### The exercise
Repeat the material exactly from its first line to the line that includes "const BAND_HALF = (PLOT_R". Skip pictures.

* Begin Data block *

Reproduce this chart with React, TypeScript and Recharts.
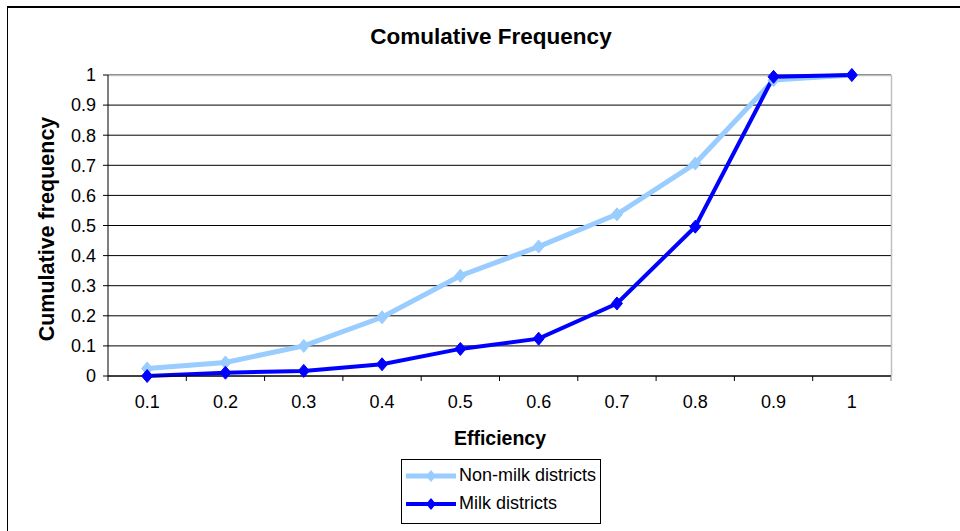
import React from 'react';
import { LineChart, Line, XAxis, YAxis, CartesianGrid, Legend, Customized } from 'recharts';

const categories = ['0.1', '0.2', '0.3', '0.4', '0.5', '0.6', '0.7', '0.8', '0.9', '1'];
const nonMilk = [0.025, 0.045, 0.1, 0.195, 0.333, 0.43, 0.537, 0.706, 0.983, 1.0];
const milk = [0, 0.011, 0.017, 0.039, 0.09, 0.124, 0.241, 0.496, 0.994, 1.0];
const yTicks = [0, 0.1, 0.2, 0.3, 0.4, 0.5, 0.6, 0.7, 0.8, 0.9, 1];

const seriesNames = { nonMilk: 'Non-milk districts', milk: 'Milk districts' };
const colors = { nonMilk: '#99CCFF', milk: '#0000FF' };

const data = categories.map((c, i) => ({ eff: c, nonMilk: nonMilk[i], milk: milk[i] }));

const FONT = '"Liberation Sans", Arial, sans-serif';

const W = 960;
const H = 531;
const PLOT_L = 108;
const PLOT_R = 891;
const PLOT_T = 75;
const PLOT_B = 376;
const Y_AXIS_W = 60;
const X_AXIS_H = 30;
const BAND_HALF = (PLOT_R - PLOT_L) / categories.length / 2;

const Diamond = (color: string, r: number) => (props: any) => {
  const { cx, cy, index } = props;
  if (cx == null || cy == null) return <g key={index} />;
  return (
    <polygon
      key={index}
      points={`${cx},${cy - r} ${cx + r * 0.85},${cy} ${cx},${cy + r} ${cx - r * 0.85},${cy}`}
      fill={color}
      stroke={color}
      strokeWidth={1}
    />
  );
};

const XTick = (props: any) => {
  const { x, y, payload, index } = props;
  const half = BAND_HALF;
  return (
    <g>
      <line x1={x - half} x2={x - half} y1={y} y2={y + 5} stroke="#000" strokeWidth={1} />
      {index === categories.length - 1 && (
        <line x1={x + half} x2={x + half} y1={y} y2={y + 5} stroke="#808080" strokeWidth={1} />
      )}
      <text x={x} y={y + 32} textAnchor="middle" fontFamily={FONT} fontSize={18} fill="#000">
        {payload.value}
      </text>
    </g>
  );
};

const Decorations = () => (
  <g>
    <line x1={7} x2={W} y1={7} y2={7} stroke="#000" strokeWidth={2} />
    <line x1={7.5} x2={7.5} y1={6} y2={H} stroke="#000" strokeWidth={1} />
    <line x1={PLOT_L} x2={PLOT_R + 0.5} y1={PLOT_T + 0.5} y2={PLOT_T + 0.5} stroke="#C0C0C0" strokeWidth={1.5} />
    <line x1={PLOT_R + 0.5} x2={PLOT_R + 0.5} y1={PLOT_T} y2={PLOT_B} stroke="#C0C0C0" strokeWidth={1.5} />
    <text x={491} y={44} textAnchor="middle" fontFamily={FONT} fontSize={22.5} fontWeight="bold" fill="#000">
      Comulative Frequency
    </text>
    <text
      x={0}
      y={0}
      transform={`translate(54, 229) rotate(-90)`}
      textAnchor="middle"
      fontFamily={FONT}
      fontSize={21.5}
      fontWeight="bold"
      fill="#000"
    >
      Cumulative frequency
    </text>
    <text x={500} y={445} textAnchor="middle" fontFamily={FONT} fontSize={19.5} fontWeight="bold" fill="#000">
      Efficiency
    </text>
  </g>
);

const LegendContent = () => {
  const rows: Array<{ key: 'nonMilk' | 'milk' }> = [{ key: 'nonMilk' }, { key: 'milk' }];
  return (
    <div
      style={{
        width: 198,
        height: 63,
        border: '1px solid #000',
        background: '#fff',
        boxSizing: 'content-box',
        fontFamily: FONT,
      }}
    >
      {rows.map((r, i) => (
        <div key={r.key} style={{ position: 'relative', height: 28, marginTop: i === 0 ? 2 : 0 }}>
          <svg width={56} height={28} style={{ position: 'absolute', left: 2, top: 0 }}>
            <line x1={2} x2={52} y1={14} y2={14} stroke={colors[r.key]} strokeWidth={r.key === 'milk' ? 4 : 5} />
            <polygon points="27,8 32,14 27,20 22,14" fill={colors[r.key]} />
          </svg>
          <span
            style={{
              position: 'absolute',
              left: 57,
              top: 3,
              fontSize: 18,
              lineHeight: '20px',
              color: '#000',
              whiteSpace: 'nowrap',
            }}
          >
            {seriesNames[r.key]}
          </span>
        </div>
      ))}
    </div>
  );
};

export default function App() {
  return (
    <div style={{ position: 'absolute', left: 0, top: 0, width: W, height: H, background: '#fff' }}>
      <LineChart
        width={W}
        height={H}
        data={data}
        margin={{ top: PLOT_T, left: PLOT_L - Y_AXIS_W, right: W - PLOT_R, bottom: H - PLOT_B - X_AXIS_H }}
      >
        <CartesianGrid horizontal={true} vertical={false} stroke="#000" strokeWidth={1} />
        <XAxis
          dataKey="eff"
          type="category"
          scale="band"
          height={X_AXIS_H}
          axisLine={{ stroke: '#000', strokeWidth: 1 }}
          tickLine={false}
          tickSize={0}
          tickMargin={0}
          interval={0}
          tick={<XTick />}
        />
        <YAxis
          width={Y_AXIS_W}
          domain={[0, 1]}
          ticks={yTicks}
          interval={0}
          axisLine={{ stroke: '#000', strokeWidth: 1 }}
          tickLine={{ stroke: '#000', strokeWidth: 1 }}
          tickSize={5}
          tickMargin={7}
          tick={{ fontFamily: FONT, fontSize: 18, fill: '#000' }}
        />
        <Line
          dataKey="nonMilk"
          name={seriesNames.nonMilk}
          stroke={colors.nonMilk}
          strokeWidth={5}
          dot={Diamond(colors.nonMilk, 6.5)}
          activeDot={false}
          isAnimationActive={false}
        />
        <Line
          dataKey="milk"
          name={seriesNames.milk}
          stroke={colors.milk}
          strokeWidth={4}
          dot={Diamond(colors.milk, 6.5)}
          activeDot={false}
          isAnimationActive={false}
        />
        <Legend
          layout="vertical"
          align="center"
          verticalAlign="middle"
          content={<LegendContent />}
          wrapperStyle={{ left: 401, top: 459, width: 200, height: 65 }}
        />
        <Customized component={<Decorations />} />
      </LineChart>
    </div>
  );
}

* End Data block *

### Final result
Reproduce this chart with React, TypeScript and Recharts.
import React from 'react';
import { LineChart, Line, XAxis, YAxis, CartesianGrid, Legend, Customized } from 'recharts';

const categories = ['0.1', '0.2', '0.3', '0.4', '0.5', '0.6', '0.7', '0.8', '0.9', '1'];
const nonMilk = [0.025, 0.045, 0.1, 0.195, 0.333, 0.43, 0.537, 0.706, 0.983, 1.0];
const milk = [0, 0.011, 0.017, 0.039, 0.09, 0.124, 0.241, 0.496, 0.994, 1.0];
const yTicks = [0, 0.1, 0.2, 0.3, 0.4, 0.5, 0.6, 0.7, 0.8, 0.9, 1];

const seriesNames = { nonMilk: 'Non-milk districts', milk: 'Milk districts' };
const colors = { nonMilk: '#99CCFF', milk: '#0000FF' };

const data = categories.map((c, i) => ({ eff: c, nonMilk: nonMilk[i], milk: milk[i] }));

const FONT = '"Liberation Sans", Arial, sans-serif';

const W = 960;
const H = 531;
const PLOT_L = 108;
const PLOT_R = 891;
const PLOT_T = 75;
const PLOT_B = 376;
const Y_AXIS_W = 60;
const X_AXIS_H = 30;
const BAND_HALF = (PLOT_R - PLOT_L) / categories.length / 2;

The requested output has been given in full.